The Fate of Joseph Kony

"He is out there somewhere — in the bush, in the desert, moving from camp to camp. He knows we are looking for him. He has survived for 35 years. He is a master of survival. But his army is gone, his power is gone. He is a ghost now. One day, someone will betray him, and he will face justice. Or he will die alone in the jungle, and no one will ever know." — Official involved in the hunt for Kony, 2020

🕊️ Healing and Reconciliation

For northern Uganda, the war is over — but the wounds remain. The Acholi people, who suffered the brunt of the LRA's atrocities and the government's counter-insurgency, are rebuilding. Traditional reconciliation ceremonies (mato oput) have been used to reintegrate former child soldiers into their communities — recognizing that these children were victims as well as perpetrators. NGOs and community organizations have provided psychological counseling, education, and livelihood programs. But the challenges are enormous. A generation of children grew up in IDP camps with no education, no employment prospects, and deep psychological trauma. The former child soldiers carry the double burden of what was done to them and what they were forced to do to others. The region remains one of the poorest in Uganda, with high rates of suicide, alcoholism, and domestic violence — the lingering legacies of a war that shattered the social fabric. Reconciliation is slow, painstaking work — the work of generations.
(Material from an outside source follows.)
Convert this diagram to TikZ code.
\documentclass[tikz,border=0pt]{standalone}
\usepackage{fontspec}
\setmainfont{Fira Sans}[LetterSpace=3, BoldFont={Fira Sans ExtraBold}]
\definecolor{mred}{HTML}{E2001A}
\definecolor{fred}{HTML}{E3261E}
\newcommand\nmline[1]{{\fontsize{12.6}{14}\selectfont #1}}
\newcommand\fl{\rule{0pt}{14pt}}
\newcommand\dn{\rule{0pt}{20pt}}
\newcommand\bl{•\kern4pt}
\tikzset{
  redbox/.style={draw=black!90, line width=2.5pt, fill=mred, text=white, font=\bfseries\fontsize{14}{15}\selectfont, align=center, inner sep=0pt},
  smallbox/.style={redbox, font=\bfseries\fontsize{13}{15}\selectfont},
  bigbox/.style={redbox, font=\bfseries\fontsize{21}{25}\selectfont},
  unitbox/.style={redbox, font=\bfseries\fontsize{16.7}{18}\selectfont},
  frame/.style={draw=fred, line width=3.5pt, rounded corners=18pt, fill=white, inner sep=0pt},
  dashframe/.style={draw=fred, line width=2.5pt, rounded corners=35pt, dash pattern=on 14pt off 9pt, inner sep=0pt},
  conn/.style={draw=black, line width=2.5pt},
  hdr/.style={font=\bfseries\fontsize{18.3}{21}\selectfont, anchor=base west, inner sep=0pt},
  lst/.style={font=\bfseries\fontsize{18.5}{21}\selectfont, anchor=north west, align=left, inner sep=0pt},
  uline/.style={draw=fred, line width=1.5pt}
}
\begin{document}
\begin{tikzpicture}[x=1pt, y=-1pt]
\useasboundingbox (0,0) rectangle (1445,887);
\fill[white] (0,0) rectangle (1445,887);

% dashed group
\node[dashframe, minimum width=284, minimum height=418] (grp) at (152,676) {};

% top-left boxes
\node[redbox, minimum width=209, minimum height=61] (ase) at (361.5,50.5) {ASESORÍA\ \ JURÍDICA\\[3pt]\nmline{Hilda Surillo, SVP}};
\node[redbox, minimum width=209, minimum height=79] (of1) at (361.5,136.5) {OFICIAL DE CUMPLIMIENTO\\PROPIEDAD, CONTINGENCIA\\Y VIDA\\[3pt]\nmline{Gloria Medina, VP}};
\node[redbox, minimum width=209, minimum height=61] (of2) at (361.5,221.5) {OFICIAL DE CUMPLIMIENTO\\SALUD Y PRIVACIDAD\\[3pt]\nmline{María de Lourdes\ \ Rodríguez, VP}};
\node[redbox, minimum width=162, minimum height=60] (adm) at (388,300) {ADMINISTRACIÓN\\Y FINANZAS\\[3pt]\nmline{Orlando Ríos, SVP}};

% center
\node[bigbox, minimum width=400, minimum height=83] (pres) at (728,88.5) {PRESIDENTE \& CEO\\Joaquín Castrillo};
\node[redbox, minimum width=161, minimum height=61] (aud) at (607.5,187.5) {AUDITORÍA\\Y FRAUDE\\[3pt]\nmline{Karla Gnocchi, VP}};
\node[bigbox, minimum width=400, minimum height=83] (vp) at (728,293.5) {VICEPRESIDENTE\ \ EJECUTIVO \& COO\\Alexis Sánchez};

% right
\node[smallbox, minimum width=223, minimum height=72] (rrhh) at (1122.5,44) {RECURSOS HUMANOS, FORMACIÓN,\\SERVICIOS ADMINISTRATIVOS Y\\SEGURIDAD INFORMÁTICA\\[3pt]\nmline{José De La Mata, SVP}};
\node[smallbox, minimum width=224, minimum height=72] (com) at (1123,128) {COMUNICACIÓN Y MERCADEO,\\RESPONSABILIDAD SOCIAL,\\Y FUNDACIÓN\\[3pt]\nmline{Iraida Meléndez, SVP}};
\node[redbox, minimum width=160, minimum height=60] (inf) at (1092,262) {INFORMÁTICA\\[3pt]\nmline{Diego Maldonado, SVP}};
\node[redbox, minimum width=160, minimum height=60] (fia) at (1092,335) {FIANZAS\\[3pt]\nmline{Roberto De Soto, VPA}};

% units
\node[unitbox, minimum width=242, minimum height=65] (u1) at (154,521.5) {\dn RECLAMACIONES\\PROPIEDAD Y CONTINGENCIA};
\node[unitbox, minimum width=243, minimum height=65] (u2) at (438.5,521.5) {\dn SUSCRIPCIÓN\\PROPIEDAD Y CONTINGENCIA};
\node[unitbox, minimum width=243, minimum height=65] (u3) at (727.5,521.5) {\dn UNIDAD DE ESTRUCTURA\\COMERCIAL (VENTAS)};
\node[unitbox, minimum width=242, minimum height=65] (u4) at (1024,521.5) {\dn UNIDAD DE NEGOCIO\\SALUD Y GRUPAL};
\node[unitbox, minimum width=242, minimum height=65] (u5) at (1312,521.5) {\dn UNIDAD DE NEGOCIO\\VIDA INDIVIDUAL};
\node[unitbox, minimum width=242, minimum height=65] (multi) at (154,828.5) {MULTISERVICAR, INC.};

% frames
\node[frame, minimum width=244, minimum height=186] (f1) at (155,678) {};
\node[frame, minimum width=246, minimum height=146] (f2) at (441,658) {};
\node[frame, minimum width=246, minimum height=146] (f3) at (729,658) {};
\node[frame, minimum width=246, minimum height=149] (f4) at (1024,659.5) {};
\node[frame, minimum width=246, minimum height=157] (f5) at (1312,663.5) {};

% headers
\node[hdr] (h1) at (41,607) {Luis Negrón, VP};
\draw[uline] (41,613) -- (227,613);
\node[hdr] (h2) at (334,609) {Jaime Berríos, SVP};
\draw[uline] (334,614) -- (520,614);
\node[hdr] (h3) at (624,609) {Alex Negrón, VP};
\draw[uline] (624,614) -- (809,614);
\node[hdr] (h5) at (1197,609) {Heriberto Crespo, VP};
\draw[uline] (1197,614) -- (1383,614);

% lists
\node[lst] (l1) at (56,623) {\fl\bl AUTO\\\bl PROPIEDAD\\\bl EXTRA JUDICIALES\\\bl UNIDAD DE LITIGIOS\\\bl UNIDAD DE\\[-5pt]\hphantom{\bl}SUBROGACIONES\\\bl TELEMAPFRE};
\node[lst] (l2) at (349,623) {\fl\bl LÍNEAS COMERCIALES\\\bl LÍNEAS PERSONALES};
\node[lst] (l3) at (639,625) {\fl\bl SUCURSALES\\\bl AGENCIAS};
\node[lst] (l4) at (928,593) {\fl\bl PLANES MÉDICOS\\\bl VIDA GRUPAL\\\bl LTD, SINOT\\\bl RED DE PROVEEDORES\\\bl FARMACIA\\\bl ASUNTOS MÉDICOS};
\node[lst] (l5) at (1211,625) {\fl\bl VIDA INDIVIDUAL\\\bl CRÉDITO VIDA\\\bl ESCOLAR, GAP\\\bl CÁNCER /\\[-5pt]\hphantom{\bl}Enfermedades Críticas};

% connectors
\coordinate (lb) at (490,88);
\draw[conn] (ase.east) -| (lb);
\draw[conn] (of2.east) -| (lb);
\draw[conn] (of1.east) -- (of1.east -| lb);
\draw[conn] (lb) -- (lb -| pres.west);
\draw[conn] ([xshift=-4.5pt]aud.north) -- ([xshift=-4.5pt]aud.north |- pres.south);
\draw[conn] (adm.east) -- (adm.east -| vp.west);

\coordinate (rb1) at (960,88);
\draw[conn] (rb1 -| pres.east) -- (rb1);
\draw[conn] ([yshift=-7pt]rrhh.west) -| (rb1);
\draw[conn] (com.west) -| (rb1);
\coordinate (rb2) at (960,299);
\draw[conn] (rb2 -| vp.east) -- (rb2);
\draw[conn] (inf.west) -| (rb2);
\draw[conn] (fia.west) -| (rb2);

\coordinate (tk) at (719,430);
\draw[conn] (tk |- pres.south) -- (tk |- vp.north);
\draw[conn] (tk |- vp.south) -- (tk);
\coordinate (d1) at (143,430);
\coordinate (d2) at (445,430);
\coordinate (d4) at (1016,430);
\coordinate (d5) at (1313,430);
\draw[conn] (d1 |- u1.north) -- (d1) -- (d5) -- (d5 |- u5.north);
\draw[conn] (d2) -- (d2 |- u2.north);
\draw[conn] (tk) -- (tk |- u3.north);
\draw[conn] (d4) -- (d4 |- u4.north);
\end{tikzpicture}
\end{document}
"I was abducted when I was 13. They made me kill — my own neighbor. For years, I could not go home. My community performed the mato oput ceremony. They forgave me. But I cannot forgive myself. Every night, I see the faces of those I killed."

— Former LRA child soldier, Gulu, 2018

📖 The Legacy: A War Without Meaning

The Lord's Resistance Army rebellion stands as one of the most senseless conflicts in modern African history. Unlike other insurgencies that fought for territory, resources, or political ideology, the LRA fought for — nothing. No coherent political goal, no vision of government, no territorial claim. It was a war of pure destruction, sustained by the personality cult of a mad prophet and the stolen childhoods of tens of thousands of children. The LRA's legacy is measured in the bodies of its victims, the trauma of its survivors, and the question that haunts anyone who studies this conflict: how could this happen? How could one man's delusions destroy so many lives for so long? The answer lies partly in the historical neglect of northern Uganda, partly in the Ugandan government's catastrophic counter-insurgency policies, and partly in the international community's willful ignorance. The LRA was a monster — but it was a monster that was allowed to grow in the dark. When the world finally turned on the lights in 2012, the monster had already moved on. The children of northern Uganda are no longer night commuting. But they carry the scars of the darkness they fled.